I imagine that at an early stage in the development of filtering etc, Someone showed a filter result with only 2 or 3 places. The ‘powers that be’ then made a decision that no matter what is asked for, it will show many many listings. As we see when your area is called up, it is always full of listings, even when some are 20 or 30 miles away.
A problem I had years ago was that results would show listings in Las Cruces NM, 50 miles from my home but only 30 miles from parts of El Paso or in Juarez Mexico. Listings there might only be 2 miles from “El Paso” but no guest passing through town wants to stay in Juarez.
I would love to see some data on how many guests who input the name of the town where they wanted to stay ended up booking at a place 50 miles away that was shown to them in search.
I could see someone who just wanted a quiet remote cabin getaway not being that fussy about it being within a 50 mile radius of their search filter, or resigning themselves to having to drive further to the wedding or graduation they are attending, because everything closer is booked up or too expensive, but most guests have a reason to want to be in a particular place, and aren’t going to want to book something that’s even 20 or 30 miles away, just because it has pretty pictures or is $30 cheaper.
Guests should only be shown places in the town or city they input, and then there could be a button that says “Show listings within a 50 mile radius”.
Another thing that’s off about the algorithms is that on the home page, it shows you the supposed distance from you of various listings. It is reading the IP address to determine that, I assume. But my internet gets funneled through a server in Guadalajara, which is a five hour drive from me, so the distances shown are always incorrect, often by hundreds of miles.
I’ve only had it happen once that I know of. Those guests booked then shortly after cancelled saying they were trying to stay in Las Cruces.
I actually meant whether they ended up booking a listing outside of their filter place by choice, rather than by mistake. In other words, if Airbnb is trying to spread bookings out over wider areas, by showing guests places 50 miles away, is that working as they intended it to?
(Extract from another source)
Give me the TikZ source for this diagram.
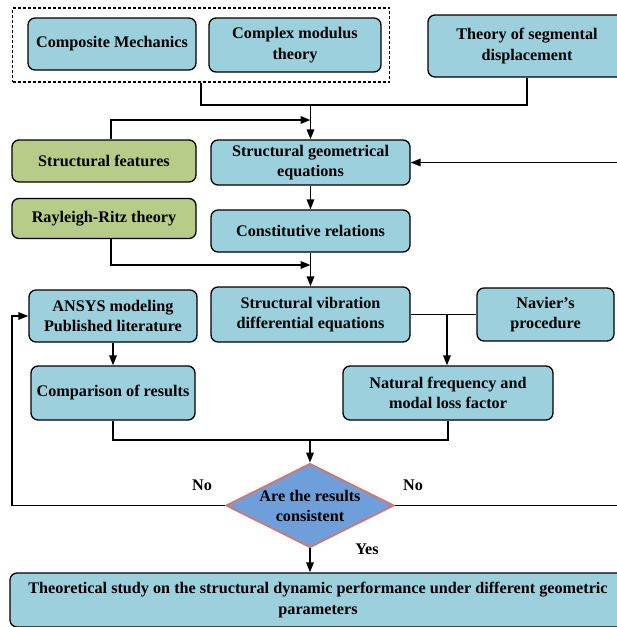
\documentclass[tikz,border=0pt]{standalone}
\usepackage{fontspec}
\setmainfont{Liberation Serif}
\usetikzlibrary{arrows.meta,shapes.geometric}
\definecolor{boxblue}{HTML}{9CD0DD}
\definecolor{boxgreen}{HTML}{B6CC88}
\definecolor{dblue}{HTML}{6F9FDB}
\definecolor{dred}{HTML}{D9736B}
\tikzset{
  box/.style={draw=black, line width=1.3pt, rounded corners=7pt, fill=boxblue,
    font=\bfseries\fontsize{16.2}{20.5}\selectfont, align=center, inner sep=0pt},
  gbox/.style={box, fill=boxgreen},
  txt/.style={font=\bfseries\fontsize{16.2}{20.5}\selectfont, align=center, inner sep=0pt},
  conn/.style={draw=black, line width=1.7pt},
  arr/.style={conn, -{Triangle[length=10pt,width=7.5pt]}},
}
\begin{document}
\begin{tikzpicture}[x=1pt,y=-1pt]
\useasboundingbox (0,0) rectangle (617,627);
\clip (0,0) rectangle (617,627);
% group
\node[draw=black, line width=1.5pt, dash pattern=on 3pt off 2pt, minimum width=377, minimum height=74, inner sep=0pt] (grp) at (201,45) {};
\node[box, minimum width=168, minimum height=52] (cm) at (112,44) {Composite Mechanics};
\node[box, minimum width=172, minimum height=54] (cmt) at (295,45) {Complex modulus\\theory};
\node[box, minimum width=198, minimum height=62] (seg) at (527,46) {Theory of segmental\\displacement};
\node[gbox, minimum width=184, minimum height=42] (sf) at (104,161) {Structural features};
\node[box, minimum width=199, minimum height=45] (sge) at (310.5,162.5) {Structural geometrical\\equations};
\node[gbox, minimum width=184, minimum height=40] (rr) at (104,218.5) {Rayleigh-Ritz theory};
\node[box, minimum width=199, minimum height=42] (cr) at (310.5,231) {Constitutive relations};
\node[box, minimum width=168, minimum height=52] (an) at (113,316) {ANSYS modeling\\Published literature};
\node[box, minimum width=199, minimum height=55] (sv) at (310.5,314.5) {Structural vibration\\differential equations};
\node[box, minimum width=137, minimum height=53] (nav) at (545.5,314.5) {Navier’s\\procedure};
\node[box, minimum width=164, minimum height=54] (cmp) at (113,393) {Comparison of results};
\node[box, minimum width=210, minimum height=54] (nf) at (448,393) {Natural frequency and\\modal loss factor};
\node[draw=dred, fill=dblue, line width=1.8pt, diamond, minimum width=168, minimum height=84, inner sep=0pt] (dia) at (310,505.5) {};
\node[txt] (diat) at (310,506) {Are the results\\consistent};
\node[box, minimum width=616, minimum height=54] (fin) at (318,600) {Theoretical study on the structural dynamic performance under different geometric\\parameters};
% labels
\node[txt] (no1) at (202,485) {No};
\node[txt] (no2) at (413,485) {No};
\node[txt] (yes) at (367,549) {Yes};
% coordinates
\coordinate (j1) at (310.5,105);
\coordinate (j2) at (310.5,120);
\coordinate (j3) at (310.5,265);
\coordinate (j4) at (447,314.5);
\coordinate (j5) at (310,440);
\coordinate (L) at (12,316);
\coordinate (R) at (630,162.5);
% connectors
\draw[conn] (grp.south) |- (j1) -| (seg.south);
\draw[arr] (j1) -- (sge.north);
\draw[arr] ([xshift=7pt]sf.north) |- (j2);
\draw[arr] (R) -- (sge.east);
\draw[arr] (sge.south) -- (cr.north);
\draw[arr] ([xshift=7pt]rr.south) |- (j3);
\draw[arr] (cr.south) -- (sv.north);
\draw[conn] (sv.east) -- (nav.west);
\draw[arr] (j4) -- (j4 |- nf.north);
\draw[arr] (an.south) -- (cmp.north);
\draw[conn] (cmp.south) |- (j5) -| (nf.south);
\draw[arr] (j5) -- (dia.north);
\draw[arr] (dia.west) -| (L) -- (an.west);
\draw[conn] (dia.east) -| (R);
\draw[arr] (dia.south) -- (dia.south |- fin.north);
\end{tikzpicture}
\end{document}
My take on that would be a big no for the area I’m in. I’m located on a barrier island and I can’t tell you how many people have messaged they’re looking forward to staying with me to attend a wedding at the next beach over. As the crow flies it’s only 2-4 miles to several surrounding beaches however to drive there it can take an hour or more based on leaving one island, heading inland, and traveling out to the other island. Not to mention summer visitors and major road construction.